Write out the data again exactly, skipping every picture.

..............................

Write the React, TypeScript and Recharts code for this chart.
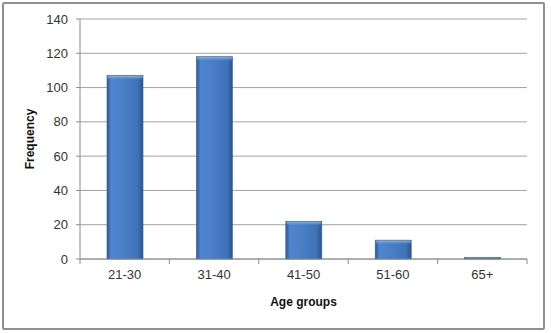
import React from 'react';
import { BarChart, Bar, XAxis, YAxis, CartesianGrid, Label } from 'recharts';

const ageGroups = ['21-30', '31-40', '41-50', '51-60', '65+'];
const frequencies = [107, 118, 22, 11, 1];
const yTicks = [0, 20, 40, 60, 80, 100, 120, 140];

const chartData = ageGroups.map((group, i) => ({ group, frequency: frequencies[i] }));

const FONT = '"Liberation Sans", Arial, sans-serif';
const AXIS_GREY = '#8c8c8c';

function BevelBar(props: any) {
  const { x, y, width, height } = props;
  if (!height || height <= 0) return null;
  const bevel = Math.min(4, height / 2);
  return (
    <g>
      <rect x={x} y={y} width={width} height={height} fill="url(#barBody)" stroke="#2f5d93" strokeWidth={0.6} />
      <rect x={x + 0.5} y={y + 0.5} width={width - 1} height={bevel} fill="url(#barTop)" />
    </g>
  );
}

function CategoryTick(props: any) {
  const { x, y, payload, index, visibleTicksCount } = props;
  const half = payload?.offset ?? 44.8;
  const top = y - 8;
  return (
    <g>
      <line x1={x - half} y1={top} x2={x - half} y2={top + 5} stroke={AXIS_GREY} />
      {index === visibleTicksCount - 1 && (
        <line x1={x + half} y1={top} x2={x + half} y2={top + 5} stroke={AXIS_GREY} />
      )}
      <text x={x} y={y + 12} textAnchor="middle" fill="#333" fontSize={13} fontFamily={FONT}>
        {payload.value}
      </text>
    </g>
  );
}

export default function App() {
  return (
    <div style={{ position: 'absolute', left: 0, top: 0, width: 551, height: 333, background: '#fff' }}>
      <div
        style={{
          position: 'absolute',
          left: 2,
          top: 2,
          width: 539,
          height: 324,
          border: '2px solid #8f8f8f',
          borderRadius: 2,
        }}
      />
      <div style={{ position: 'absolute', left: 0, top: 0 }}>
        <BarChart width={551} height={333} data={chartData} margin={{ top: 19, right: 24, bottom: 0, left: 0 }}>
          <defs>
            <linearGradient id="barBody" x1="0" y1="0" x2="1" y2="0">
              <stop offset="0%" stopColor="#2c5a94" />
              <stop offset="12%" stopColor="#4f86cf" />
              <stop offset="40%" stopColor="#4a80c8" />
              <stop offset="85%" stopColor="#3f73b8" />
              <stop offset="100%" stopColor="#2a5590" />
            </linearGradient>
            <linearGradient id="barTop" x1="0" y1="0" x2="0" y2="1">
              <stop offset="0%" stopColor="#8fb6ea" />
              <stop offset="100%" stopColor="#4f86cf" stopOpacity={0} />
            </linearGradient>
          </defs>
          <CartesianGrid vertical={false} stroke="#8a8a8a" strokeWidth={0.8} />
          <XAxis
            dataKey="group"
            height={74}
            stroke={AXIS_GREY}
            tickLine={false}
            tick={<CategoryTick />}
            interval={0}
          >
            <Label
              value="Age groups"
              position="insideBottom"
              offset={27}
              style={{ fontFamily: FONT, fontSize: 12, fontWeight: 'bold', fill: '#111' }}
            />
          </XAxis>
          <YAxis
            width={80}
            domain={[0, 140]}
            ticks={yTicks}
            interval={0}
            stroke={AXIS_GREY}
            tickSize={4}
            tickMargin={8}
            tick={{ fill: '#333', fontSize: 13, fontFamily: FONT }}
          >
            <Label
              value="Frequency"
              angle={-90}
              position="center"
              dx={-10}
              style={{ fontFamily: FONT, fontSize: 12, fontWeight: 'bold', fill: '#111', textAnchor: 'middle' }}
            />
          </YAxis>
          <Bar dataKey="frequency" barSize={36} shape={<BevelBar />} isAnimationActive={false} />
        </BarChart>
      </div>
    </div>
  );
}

..............................

● Task output:
Write the React, TypeScript and Recharts code for this chart.
import React from 'react';
import { BarChart, Bar, XAxis, YAxis, CartesianGrid, Label } from 'recharts';

const ageGroups = ['21-30', '31-40', '41-50', '51-60', '65+'];
const frequencies = [107, 118, 22, 11, 1];
const yTicks = [0, 20, 40, 60, 80, 100, 120, 140];

const chartData = ageGroups.map((group, i) => ({ group, frequency: frequencies[i] }));

const FONT = '"Liberation Sans", Arial, sans-serif';
const AXIS_GREY = '#8c8c8c';

function BevelBar(props: any) {
  const { x, y, width, height } = props;
  if (!height || height <= 0) return null;
  const bevel = Math.min(4, height / 2);
  return (
    <g>
      <rect x={x} y={y} width={width} height={height} fill="url(#barBody)" stroke="#2f5d93" strokeWidth={0.6} />
      <rect x={x + 0.5} y={y + 0.5} width={width - 1} height={bevel} fill="url(#barTop)" />
    </g>
  );
}

function CategoryTick(props: any) {
  const { x, y, payload, index, visibleTicksCount } = props;
  const half = payload?.offset ?? 44.8;
  const top = y - 8;
  return (
    <g>
      <line x1={x - half} y1={top} x2={x - half} y2={top + 5} stroke={AXIS_GREY} />
      {index === visibleTicksCount - 1 && (
        <line x1={x + half} y1={top} x2={x + half} y2={top + 5} stroke={AXIS_GREY} />
      )}
      <text x={x} y={y + 12} textAnchor="middle" fill="#333" fontSize={13} fontFamily={FONT}>
        {payload.value}
      </text>
    </g>
  );
}

export default function App() {
  return (
    <div style={{ position: 'absolute', left: 0, top: 0, width: 551, height: 333, background: '#fff' }}>
      <div
        style={{
          position: 'absolute',
          left: 2,
          top: 2,
          width: 539,
          height: 324,
          border: '2px solid #8f8f8f',
          borderRadius: 2,
        }}
      />
      <div style={{ position: 'absolute', left: 0, top: 0 }}>
        <BarChart width={551} height={333} data={chartData} margin={{ top: 19, right: 24, bottom: 0, left: 0 }}>
          <defs>
            <linearGradient id="barBody" x1="0" y1="0" x2="1" y2="0">
              <stop offset="0%" stopColor="#2c5a94" />
              <stop offset="12%" stopColor="#4f86cf" />
              <stop offset="40%" stopColor="#4a80c8" />
              <stop offset="85%" stopColor="#3f73b8" />
              <stop offset="100%" stopColor="#2a5590" />
            </linearGradient>
            <linearGradient id="barTop" x1="0" y1="0" x2="0" y2="1">
              <stop offset="0%" stopColor="#8fb6ea" />
              <stop offset="100%" stopColor="#4f86cf" stopOpacity={0} />
            </linearGradient>
          </defs>
          <CartesianGrid vertical={false} stroke="#8a8a8a" strokeWidth={0.8} />
          <XAxis
            dataKey="group"
            height={74}
            stroke={AXIS_GREY}
            tickLine={false}
            tick={<CategoryTick />}
            interval={0}
          >
            <Label
              value="Age groups"
              position="insideBottom"
              offset={27}
              style={{ fontFamily: FONT, fontSize: 12, fontWeight: 'bold', fill: '#111' }}
            />
          </XAxis>
          <YAxis
            width={80}
            domain={[0, 140]}
            ticks={yTicks}
            interval={0}
            stroke={AXIS_GREY}
            tickSize={4}
            tickMargin={8}
            tick={{ fill: '#333', fontSize: 13, fontFamily: FONT }}
          >
            <Label
              value="Frequency"
              angle={-90}
              position="center"
              dx={-10}
              style={{ fontFamily: FONT, fontSize: 12, fontWeight: 'bold', fill: '#111', textAnchor: 'middle' }}
            />
          </YAxis>
          <Bar dataKey="frequency" barSize={36} shape={<BevelBar />} isAnimationActive={false} />
        </BarChart>
      </div>
    </div>
  );
}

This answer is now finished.